R.M. : D'autres concerts sont prévus, notamment à Bordeaux, puisque sur cinq membres, trois sont originaires de Bordeaux, et Lionel et moi-même qui vivont à Lyon sommes également originaires de Bordeaux. Nous avons un public là-bas. Nous avons aussi le projet de faire un album.

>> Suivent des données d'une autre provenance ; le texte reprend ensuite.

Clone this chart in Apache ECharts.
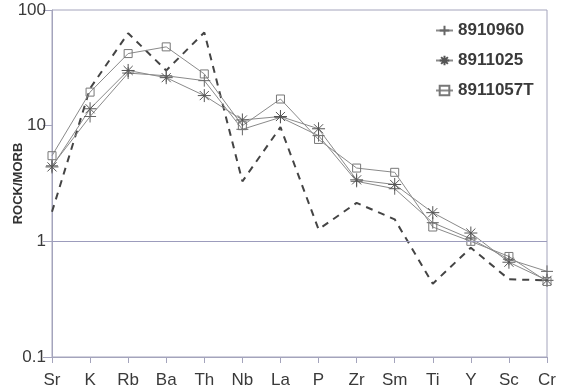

Il ne faut pas oublier que la majorité des disques de percussions sont utilisés par certains labels comme "Musiques du Monde", et que ces musiques sont valorisées à partir du moment où elles sont jouées par les autochtones africains. Quand nous, occidentaux, jouons des percussions, nous mettons beaucoup plus de temps à nous faire accepter, alors qu'il suffit de nous donner notre chance. J'ai étudié cela , et pour avoir été en Afrique, je sais que les musiciens africains apprécient énormément la musique occidentale, ils aiment la musique harmonique. Et en France la plupart des structures culturelles se comportent en continuant une espèce de "colonialisme" euphémisé, en utilisant les gisements culturels de toutes ces musiques africaines à des fins purement spectaculaires, en faisant venir des pygmées, en les sortant de leur forêts africaines, enfin... moi je trouve ça étrangement exotique, je préfère jouer leur musique en la réinterprétant , en les replaçant, tout en cherchant à comprendre quelle est leur fonction sociale.

Une fois encore, tout est question de sens, d'interprétation des valeurs culturelles et sociales. Ce sont des choses qui sont profondément enracinées parce qu'elles font partie de nos goûts, sous toutes leurs formes, manière de s'habiller, nourriture, etc...Et la musique, malgrè son côté "ineffable", indescriptible, reste un produit social comme un autre. Au contraire de l'adage, je pense que les goûts et les couleurs se discutent... Et les Tools sont là.